What really leapt out at me from Webb’s comment was this idea that the phone is “an aberration in human development”. I really liked:

for some reason humans decided it was socially acceptable to ring a loud bell in someone else’s life and they were expected to come running, like dogs. This was the equivalent of thinking it was okay to walk into someone’s living room and start shouting. it was never okay. It’s less okay now. Telephone calls are rude. They are interruptive

Just after I read this yesterday I was talking to someone and our conversation was interrupted by a phonecall. So there I stood like a lemon for a good five minutes waiting for this other conversation to end. It really dawned on me then just how rude the phone is. It really is an intrusion into our lives. My Dad hates mobile phones. To him, the idea that you can be contactable (and are expected to be contactable) at all times, in all places is just horrible.
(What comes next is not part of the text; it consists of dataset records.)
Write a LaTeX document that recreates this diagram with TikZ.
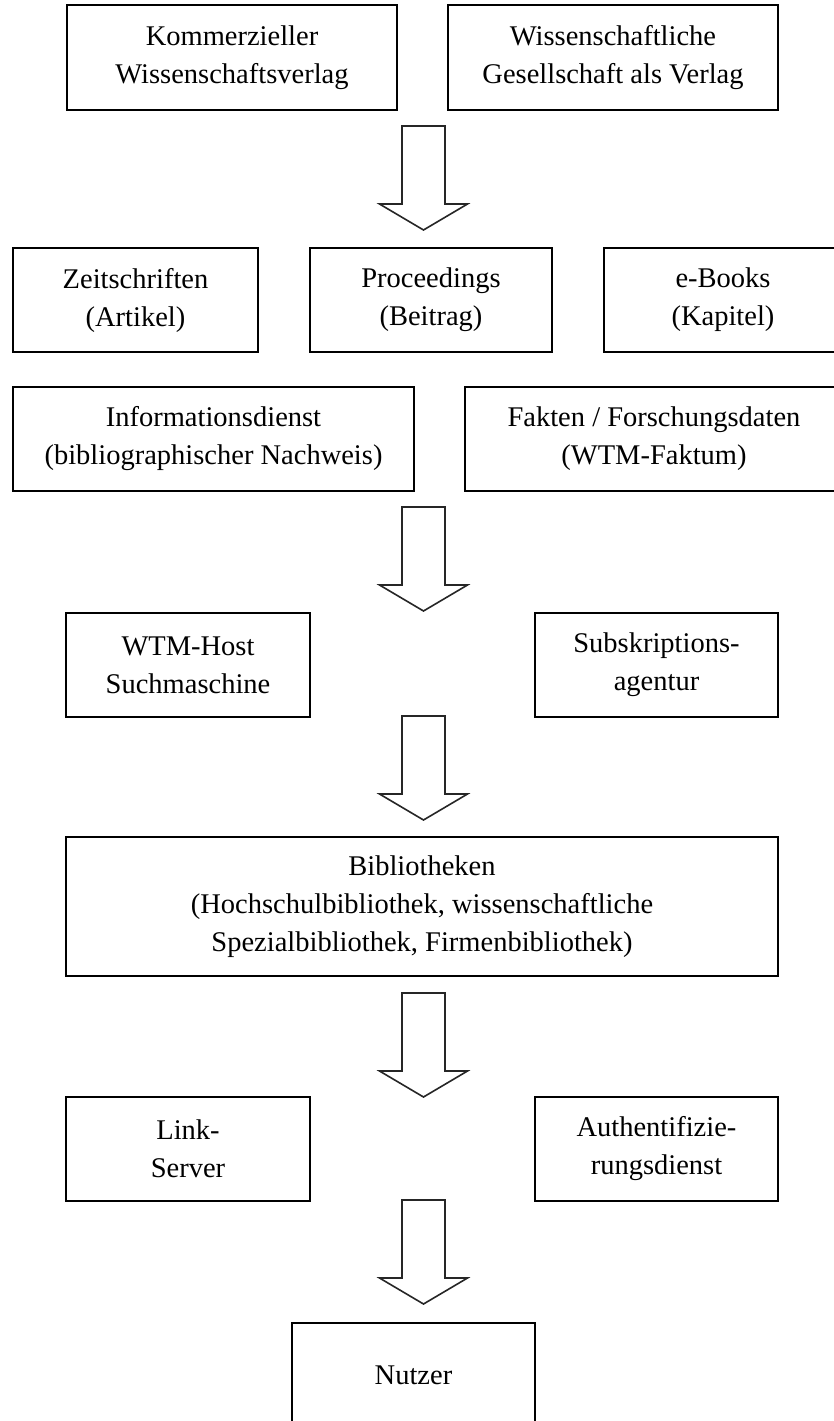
\documentclass[tikz,border=0pt]{standalone}
\usepackage{fontspec}
\setmainfont[Ligatures=NoCommon]{Liberation Serif}
\begin{document}
\begin{tikzpicture}[x=1pt,y=-1pt,
  box/.style={draw=black, line width=2pt, inner sep=0pt, outer sep=0pt,
    align=center, anchor=north west, font=\fontsize{28.5}{38}\selectfont},
  arrowline/.style={draw=black!85, line width=1.6pt, line join=miter, fill=white},
  downarrow/.pic={
    \path[arrowline] (-21.5,0) -- (21.5,0) -- (21.5,78) -- (44,78) -- (0,104)
      -- (-44,78) -- (-21.5,78) -- cycle;
  }
]
\useasboundingbox (0,0) rectangle (833,1421);

% publishers
\node[box, minimum width=330pt, minimum height=105pt] (kv) at (67,5)
  {Kommerzieller\\Wissenschaftsverlag};
\node[box, minimum width=330pt, minimum height=105pt] (wg) at (448,5)
  {Wissenschaftliche\\Gesellschaft als Verlag};

\pic at (423.5,126) {downarrow};

% products
\node[box, minimum width=245pt, minimum height=104pt] (zs) at (13,248)
  {Zeitschriften\\(Artikel)};
\node[box, minimum width=242pt, minimum height=104pt] (pr) at (310,248)
  {Proceedings\\(Beitrag)};
\node[box, minimum width=238pt, minimum height=104pt] (eb) at (604,248)
  {e-Books\\(Kapitel)};
\node[box, minimum width=401pt, minimum height=104pt] (id) at (13,387)
  {Informationsdienst\\(bibliographischer Nachweis)};
\node[box, minimum width=378pt, minimum height=104pt] (fk) at (465,387)
  {Fakten / Forschungsdaten\\(WTM-Faktum)};

\pic at (423.5,507) {downarrow};

% intermediaries
\node[box, minimum width=244pt, minimum height=104pt] (wh) at (66,613)
  {WTM-Host\\Suchmaschine};
\node[box, minimum width=243pt, minimum height=104pt] (sa) at (535,613)
  {Subskriptions-\\agentur};

\pic at (423.5,716) {downarrow};

% libraries
\node[box, minimum width=712pt, minimum height=139pt] (bib) at (66,837)
  {Bibliotheken\\(Hochschulbibliothek, wissenschaftliche\\Spezialbibliothek, Firmenbibliothek)};

\pic at (423.5,993) {downarrow};

% access services
\node[box, minimum width=244pt, minimum height=104pt] (ls) at (66,1097)
  {Link-\\Server};
\node[box, minimum width=243pt, minimum height=104pt] (au) at (535,1097)
  {Authentifizie-\\rungsdienst};

\pic at (423.5,1200) {downarrow};

% end users
\node[box, minimum width=243pt, minimum height=104pt] (nu) at (292,1323)
  {Nutzer};
\end{tikzpicture}
\end{document}
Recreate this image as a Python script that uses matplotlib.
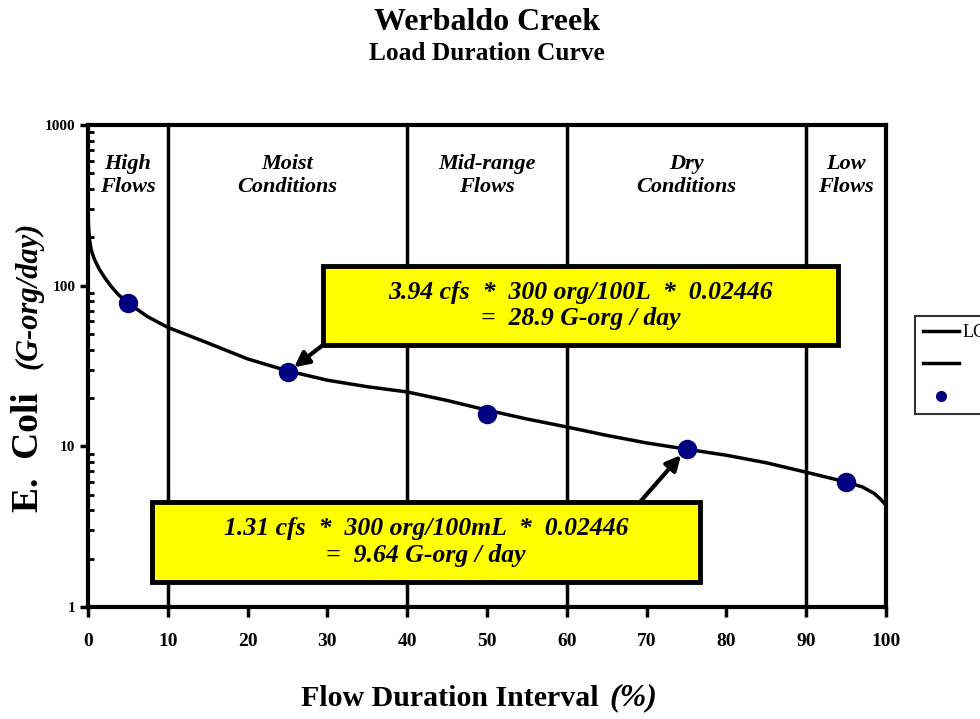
import matplotlib
matplotlib.use("Agg")
import matplotlib.pyplot as plt
from matplotlib.patches import Rectangle
from matplotlib.lines import Line2D

# Curva de duração de carga
flow_pct = [0, 0.08, 0.2, 0.4, 0.8, 1.4, 2.1, 2.9, 3.8, 5, 7.5, 10, 15, 20, 25,
            30, 35, 40, 45, 50, 55, 60, 65, 70, 75, 80, 85, 90, 95, 97, 98.5,
            99.3, 100]
load = [282, 227, 192, 167, 146, 127, 112, 99, 88, 78, 64, 55, 44, 35, 29.5,
        25.8, 23.5, 21.8, 19.3, 16.8, 14.8, 13.2, 11.7, 10.5, 9.6, 8.8, 7.9,
        6.9, 6.0, 5.6, 5.1, 4.7, 4.3]

# Pontos amostrados
pt_x = [5, 25, 50, 75, 95]
pt_y = [78, 28.9, 16, 9.64, 6]

# Limites das zonas de vazão e rótulos
zone_bounds = [10, 40, 60, 90]
zone_centers = [5, 25, 50, 75, 95]
zone_labels = ["High\nFlows", "Moist\nConditions", "Mid-range\nFlows",
               "Dry\nConditions", "Low\nFlows"]

x_ticks = list(range(0, 101, 10))
y_ticks = [1, 10, 100, 1000]

serif = "Liberation Serif"

fig = plt.figure(figsize=(9.8, 7.19), dpi=100)
ax = fig.add_axes([88 / 980, 1 - 607 / 719, 798 / 980, 482 / 719])

ax.plot(flow_pct, load, color="black", lw=2.5, zorder=3)
ax.plot(pt_x, pt_y, "o", color="#000080", markersize=13, zorder=4)

for b in zone_bounds:
    ax.axvline(b, color="black", lw=2.5, zorder=2)

for xc, lab in zip(zone_centers, zone_labels):
    ax.text(xc, 0.896, lab, transform=ax.get_xaxis_transform(), ha="center",
            va="center", fontsize=16, fontweight="bold", style="italic",
            family=serif, linespacing=1.2)

ax.set_yscale("log")
ax.set_xlim(0, 100)
ax.set_ylim(1, 1000)
ax.set_xticks(x_ticks)
ax.set_xticklabels([str(t) for t in x_ticks])
ax.set_yticks(y_ticks)
ax.set_yticklabels([str(t) for t in y_ticks])

for s in ax.spines.values():
    s.set_linewidth(3)

ax.tick_params(axis="x", direction="out", length=7, width=2.5, pad=12)
ax.tick_params(axis="y", which="major", direction="out", length=6, width=2.5, pad=3)
ax.tick_params(axis="y", which="minor", direction="in", length=4, width=2)
for lab in ax.get_xticklabels():
    lab.set_fontfamily(serif)
    lab.set_fontweight("bold")
    lab.set_fontsize(14)
for lab in ax.get_yticklabels():
    lab.set_fontfamily(serif)
    lab.set_fontweight("bold")
    lab.set_fontsize(11)

# Caixas de anotação
boxes = [
    ((323, 266, 838, 345), "3.94 cfs  *  300 org/100L  *  0.02446\n=  28.9 G-org / day",
     (323, 345), (25, 28.9)),
    ((152, 502, 700, 582), "1.31 cfs  *  300 org/100mL  *  0.02446\n=  9.64 G-org / day",
     (640, 502), (75, 9.64)),
]
for (x0, y0, x1, y1), txt, start, target in boxes:
    rect = Rectangle((x0 / 980, 1 - y1 / 719), (x1 - x0) / 980, (y1 - y0) / 719,
                     transform=fig.transFigure, facecolor="#ffff00",
                     edgecolor="black", lw=3.5, zorder=6)
    fig.patches.append(rect)
    fig.text((x0 + x1) / 2 / 980, 1 - (y0 + y1) / 2 / 719, txt, ha="center",
             va="center", fontsize=18.5, fontweight="bold", style="italic",
             family=serif, linespacing=1.2, zorder=7)
    ax.annotate("", xy=target, xycoords="data",
                xytext=(start[0] / 980, 1 - start[1] / 719),
                textcoords="figure fraction",
                arrowprops=dict(arrowstyle="-|>", color="black", lw=3,
                                mutation_scale=22, shrinkA=0, shrinkB=6),
                zorder=5)

# Títulos
fig.text(0.497, 1 - 22 / 719, "Werbaldo Creek", ha="center", va="center",
         fontsize=23, fontweight="bold", family=serif)
fig.text(0.497, 1 - 54 / 719, "Load Duration Curve", ha="center", va="center",
         fontsize=18.3, fontweight="bold", family=serif)

# Rótulos dos eixos
fig.text(28 / 980, 1 - 452 / 719, "E.  Coli", rotation=90, ha="center",
         va="center", fontsize=27, fontweight="bold", family=serif)
fig.text(29 / 980, 1 - 295 / 719, "(G-org/day)", rotation=90, ha="center",
         va="center", fontsize=22, fontweight="bold", style="italic", family=serif)
fig.text(606 / 980, 1 - 698 / 719, "Flow Duration Interval ", ha="right",
         va="center", fontsize=21.5, fontweight="bold", family=serif)
fig.text(609 / 980, 1 - 698 / 719, "(%)", ha="left", va="center",
         fontsize=23, fontweight="bold", style="italic", family=serif)

# Legenda (cortada na borda da figura)
handles = [Line2D([], [], color="black", lw=2.5),
           Line2D([], [], color="black", lw=2.5),
           Line2D([], [], marker="o", ls="none", color="#000080", markersize=7)]
leg = fig.legend(handles, ["LC", "", ""], loc="upper left",
                 bbox_to_anchor=(915 / 980, 1 - 316 / 719), frameon=True,
                 fancybox=False, edgecolor="black",
                 prop={"family": serif, "size": 13}, handlelength=2.0,
                 handletextpad=0.2, labelspacing=0.85, borderpad=0.45,
                 borderaxespad=0)
leg.get_frame().set_linewidth(1.5)

fig.savefig("out.png", dpi=100)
Sometimes I agree.

Nowadays you are simply expected to have a mobile, and to have it at all times. At all times we must be connected to everyone else, and they reserve the right to invade wherever you are at any time. But as Webb points out texting goes someway to leveraging this. Yes, OK, you can get me, but I will read and reply in my own time, and not be subject to your demands on my time!

Is online chat the same? Where does it lie? It is a real-time conversation, but it doesn’t hold the demands of a phonecall…you can take time with your replies, you can even attend to something else then rejoin the conversation. A happy medium?